I swiped the Truth-O-Meter from Politifact, because it's so freaking awesome and you will see, as with the bunny blog, there will be mockings as punishments.

The pond scum variety, I've covered fairly extensively in the original Really Big Mean Bunny Slippers blog and while they are annoying, hurtful and full of delusions of grandeur they have a screw loose somewhere and derive pleasure from deception. Maybe it inflates their sense of self-worth for a few minutes or perhaps they like to dig their catfish snouts into the false pity they generate from their ever more outlandish stories. These catfish, one can just pull up onto the bank out of the muck and watch them suffocate in the clear air around them.  Their pretenses, once brought to light, fade and die a natural death. Most likely they'll pop up again with a new scheme, a new identity and a whole new set of lies, though. A catfish, unless permanently stopped is like a cockroach, damned near impossible to obliterate.   Take Belle Gibson, for instance (she makes the big bad dog look like a simpleton at catfishing) who faked cancer in such a big way that she had a bestselling book and was in development with Apple itself for a new App when she was outed. Read about this chick here (keeping in mind that this was apparently NOT her first fraud!) Belle Gibson On the Truth-O-Meter-Scale gets a Pants on Fire rating.
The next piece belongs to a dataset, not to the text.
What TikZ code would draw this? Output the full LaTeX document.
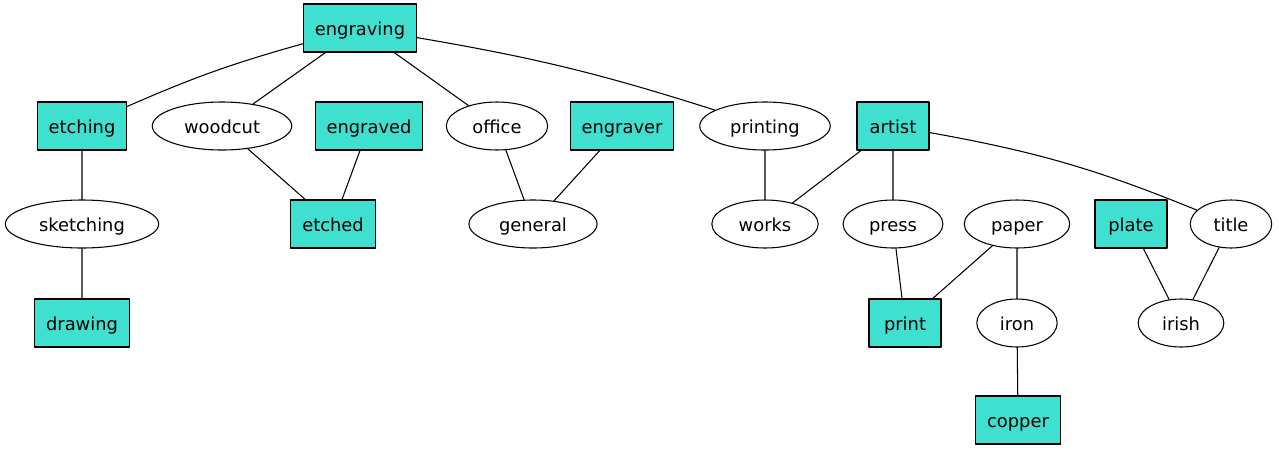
\documentclass[tikz,border=0pt]{standalone}
\usepackage{fontspec}
\setmainfont{DejaVu Sans}
\definecolor{turq}{HTML}{40E0D0}
\tikzset{
	kwbox/.style={draw,fill=turq,rectangle,minimum width=54pt,minimum height=36pt,inner xsep=8.5pt,text height=10.5pt,text depth=0pt},
	kwoval/.style={draw,ellipse,minimum width=54pt,minimum height=36pt,inner xsep=8.5pt,inner ysep=2pt,text height=10.5pt,text depth=0pt},
}
\usetikzlibrary{shapes.geometric}
\begin{document}
\begin{tikzpicture}[x=0.75pt,y=-0.75pt,line join=round,line cap=round,line width=0.8pt,font=\fontsize{13.4}{16}\selectfont]
			\useasboundingbox (0,0) rectangle (1279,451);
			% row 1
			\node[kwbox] (engraving) at (360,28) {engraving};
			% row 2
			\node[kwbox] (etching) at (82,126) {etching};
			\node[kwoval] (woodcut) at (222,126) {woodcut};
			\node[kwbox] (engraved) at (369,126) {engraved};
			\node[kwoval] (office) at (497,126) {office};
			\node[kwbox] (engraver) at (622,126) {engraver};
			\node[kwoval] (printing) at (765,126) {printing};
			\node[kwbox] (artist) at (893,126) {artist};
			% row 3
			\node[kwoval] (sketching) at (82,224) {sketching};
			\node[kwbox] (etched) at (333,224) {etched};
			\node[kwoval] (general) at (533,224) {general};
			\node[kwoval] (works) at (765,224) {works};
			\node[kwoval] (press) at (893,224) {press};
			\node[kwoval] (paper) at (1017,224) {paper};
			\node[kwbox] (plate) at (1131,224) {plate};
			\node[kwoval] (title) at (1231,224) {title};
			% row 4
			\node[kwbox] (drawing) at (82,323) {drawing};
			\node[kwbox] (print) at (905,323) {print};
			\node[kwoval] (iron) at (1017,323) {iron};
			\node[kwoval] (irish) at (1181,323) {irish};
			% row 5
			\node[kwbox] (copper) at (1018,420) {copper};
			% links
			\draw (engraving) to[bend right=4] (etching);
			\draw (engraving) to[bend left=4] (printing);
			\draw (artist) to[bend left=6] (title);
			\draw (engraving)--(woodcut) (engraving)--(office)
			(etching)--(sketching) (sketching)--(drawing)
			(woodcut)--(etched) (engraved)--(etched)
			(office)--(general) (engraver)--(general)
			(printing)--(works) (artist)--(works) (artist)--(press)
			(press)--(print) (paper)--(print) (paper)--(iron) (iron)--(copper)
			(plate)--(irish) (title)--(irish);
	\end{tikzpicture}
\end{document}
On the other end of the Spectrum we have those folks like Dr Oz who is a dangerous (not that Belle and the dog are safe) Liar because he peddles snake oil cures and people may actually risk their health and lives buying in to his garbage, because after all, he's a doctor. Oprah said so. Dr Oz is currently learning to pay the price for being a Liar (to read about it click here) who will shill for any product based on the highest bidder, knowing full well, the crap he sells is worse than crap. It's shit. What makes him NOT a garden variety catfish is that we know who he is. He hasn't invented his life to make a buck. He's worse, he sold his real reputation for a buck. On the Truth-O-Meter-Scale, Oz gets a Pants on Fire rating.












And Finally the category I will discuss is those who personally inflict physical harm on others. They may be Liars to lure their prey as in the Christopher Lee/Erin Corwin case. Or they may be Liars by nature as in Stabby Arias. If you came here from the Bunny blog, you are already familiar with Stabby so no links or further explanations are necessary! We KNOW she gets a Pants on Fire rating on the Truth-O-Meter scale. Who I want to talk about is Shayna Hubers. Her case is eerily familiar to those who followed the Stabby Arias trial. I haven't heard all of the evidence yet, since the judge in her case is limiting media and social media coverage of her murder trial. That judge is a smart guy that learned from the circus in Arizona.

Shayna Hubers is on trial for the murder of her 'boyfriend' (I use quotes because others claim they had already split - sound familiar) who she murdered with 6 bullets on his own home and then claimed self-defense. Holy SHIT Batman - did she watch the Stabby Arias movie, like juror 17 and believe it was true? It was on the Lifetime Channel after all. I heard that all their stuff is true. Just like the Internet. Anywho - I cannot yet give her a rating on the Truth-O-Meter Scale since, well, there's a lot more to come.

Tomorrow, I will give you the story right from the horse's mouth. I sent in an earworm to nuzzle in her brain and report back. I'll give you the whole scoop. Initial reports are that she was saving him money on a nosejob. Honest. Would I lie to you?  I sure hope you'll join me for a completely tasteless and irreverent romp over catfish and Liars, the world over.

That's All Folks!











PS - While I am still your faithful Bunny, I no longer Piece the fuck out. It was really so 9th grade anyway. Now I bait hooks. See you soon!